- **Data lines**:
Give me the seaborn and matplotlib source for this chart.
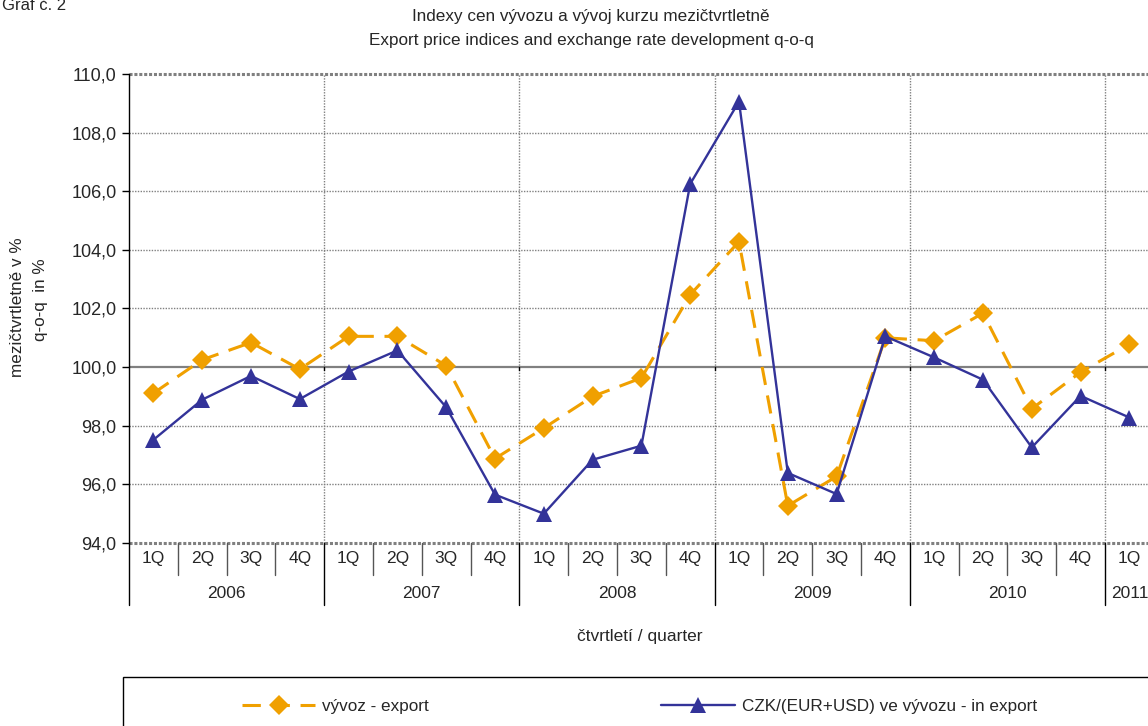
import pandas as pd
import matplotlib.pyplot as plt
import seaborn as sns
from matplotlib.ticker import FuncFormatter, MultipleLocator
from matplotlib.transforms import blended_transform_factory
from matplotlib.patches import Rectangle
from matplotlib.lines import Line2D

# quarters 2006 1Q .. 2011 1Q
quarters = ['1Q', '2Q', '3Q', '4Q'] * 5 + ['1Q']
years = ['2006', '2007', '2008', '2009', '2010', '2011']
quarters_per_year = [4, 4, 4, 4, 4, 1]

# export price index, q-o-q (%)
export_idx = [99.11, 100.25, 100.84, 99.93, 101.05, 101.05, 100.05, 96.88,
              97.92, 99.00, 99.63, 102.47, 104.28, 95.27, 96.27, 101.00,
              100.90, 101.84, 98.58, 99.83, 100.78]
# CZK/(EUR+USD) in export, q-o-q (%)
czk_idx = [97.52, 98.89, 99.70, 98.91, 99.85, 100.57, 98.63, 95.65,
           95.00, 96.84, 97.32, 106.25, 109.06, 96.39, 95.67, 101.05,
           100.33, 99.57, 97.26, 99.02, 98.28]

ORANGE = '#F0A000'
BLUE = '#333399'

sns.set_style('white')
plt.rcParams['font.family'] = ['Liberation Sans', 'DejaVu Sans']

W, H = 1148, 726
fig = plt.figure(figsize=(W / 100, H / 100), dpi=100)
ax = fig.add_axes([129 / W, 1 - 543 / H, 21 * 48.8 / W, 469 / H])

df = pd.DataFrame({'pos': range(len(quarters)), 'export': export_idx, 'czk': czk_idx})

sns.lineplot(data=df, x='pos', y='export', ax=ax, color=ORANGE, lw=2.2,
             marker='D', markersize=10, markeredgewidth=0, zorder=4)
ax.lines[-1].set_dashes([6, 3.5])
sns.lineplot(data=df, x='pos', y='czk', ax=ax, color=BLUE, lw=1.7,
             marker='^', markersize=11, markeredgewidth=0, zorder=5)

ax.set_xlim(-0.5, len(quarters) - 0.5)
ax.set_ylim(94, 110)
ax.yaxis.set_major_locator(MultipleLocator(2))
ax.yaxis.set_major_formatter(FuncFormatter(lambda v, p: f'{v:.1f}'.replace('.', ',')))
ax.tick_params(axis='y', which='major', left=True, length=5, width=1, color='black',
               labelsize=13, pad=4)
ax.set_xticks([])
ax.set_xlabel('')
ax.set_ylabel('')

for s in ['top', 'right', 'bottom']:
    ax.spines[s].set_visible(False)
ax.spines['left'].set_color('black')
ax.spines['left'].set_linewidth(1)

# grid
for v in range(94, 111, 2):
    if v == 100:
        ax.axhline(v, color='#808080', lw=1.6, zorder=2)
    elif v in (94, 110):
        ax.axhline(v, color='#808080', lw=2.2, ls=(0, (1, 0.6)), zorder=2, clip_on=False)
    else:
        ax.axhline(v, color='#808080', lw=1, ls=(0, (1, 1)), zorder=1)

bounds = []
start = 0
for n in quarters_per_year:
    start += n
    bounds.append(start - 0.5)
for b in bounds[:-1]:
    ax.axvline(b, color='#808080', lw=1, ls=(0, (1, 1)), zorder=1)
    ax.plot([b, b], [100, 99.9], color='black', lw=1, zorder=3)

# category table below the axis
tr = blended_transform_factory(ax.transData, ax.transAxes)
q_row = -16 / 469
y_row = -50 / 469
for i, q in enumerate(quarters):
    ax.text(i, q_row, q, transform=tr, ha='center', va='center', fontsize=12.5)
year_edges = [-0.5] + bounds
for i in range(len(quarters) - 1):
    if i + 0.5 not in year_edges:
        ax.plot([i + 0.5, i + 0.5], [0, -32 / 469], transform=tr, color='#555555',
                lw=1, clip_on=False)
for b in year_edges[:-1]:
    ax.plot([b, b], [0, -62 / 469], transform=tr, color='black', lw=1, clip_on=False)
for k, yr in enumerate(years):
    ax.text((year_edges[k] + year_edges[k + 1]) / 2, y_row, yr, transform=tr,
            ha='center', va='center', fontsize=12.5)

# texts
fig.text(591 / W, 1 - 17 / H, 'Indexy cen vývozu a vývoj kurzu mezičtvrtletně',
         ha='center', va='center', fontsize=12.3)
fig.text(591 / W, 1 - 40 / H, 'Export price indices and exchange rate development q-o-q',
         ha='center', va='center', fontsize=12.3)
fig.text(2 / W, 1 - 10 / H, 'Graf č. 2', ha='left', va='baseline', fontsize=12)
fig.text(640 / W, 1 - 637 / H, 'čtvrtletí / quarter', ha='center', va='center', fontsize=12.5)
fig.text(18 / W, 1 - 307 / H, 'mezičtvrtletně v %', rotation=90, ha='center',
         va='center', fontsize=12.3)
fig.text(40 / W, 1 - 300 / H, 'q-o-q  in %', rotation=90, ha='center',
         va='center', fontsize=12.3)

# legend box
fig.patches.append(Rectangle((123 / W, -0.1), 1.2, (1 - 677 / H) + 0.1,
                             transform=fig.transFigure, fill=False,
                             edgecolor='black', lw=1))
handles = [Line2D([], [], color=ORANGE, lw=2.2, dashes=[6, 3.5], marker='D',
                  markersize=10, markeredgewidth=0),
           Line2D([], [], color=BLUE, lw=1.7, marker='^', markersize=11,
                  markeredgewidth=0)]
fig.legend(handles, ['vývoz - export', 'CZK/(EUR+USD) ve vývozu - in export'],
           loc='center left', bbox_to_anchor=(242 / W, 1 - 706 / H), ncol=2,
           frameon=False, fontsize=12.3, handlelength=4.3, handletextpad=0.4,
           columnspacing=13.6, borderpad=0, borderaxespad=0)

plt.savefig('out.png', dpi=100)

- **Given problem**: Point out every line holding the string "matplotlib" and copy it.

- **Answer for this exercise**:
Give me the seaborn and matplotlib source for this chart.
import matplotlib.pyplot as plt
from matplotlib.ticker import FuncFormatter, MultipleLocator
from matplotlib.transforms import blended_transform_factory
from matplotlib.patches import Rectangle
from matplotlib.lines import Line2D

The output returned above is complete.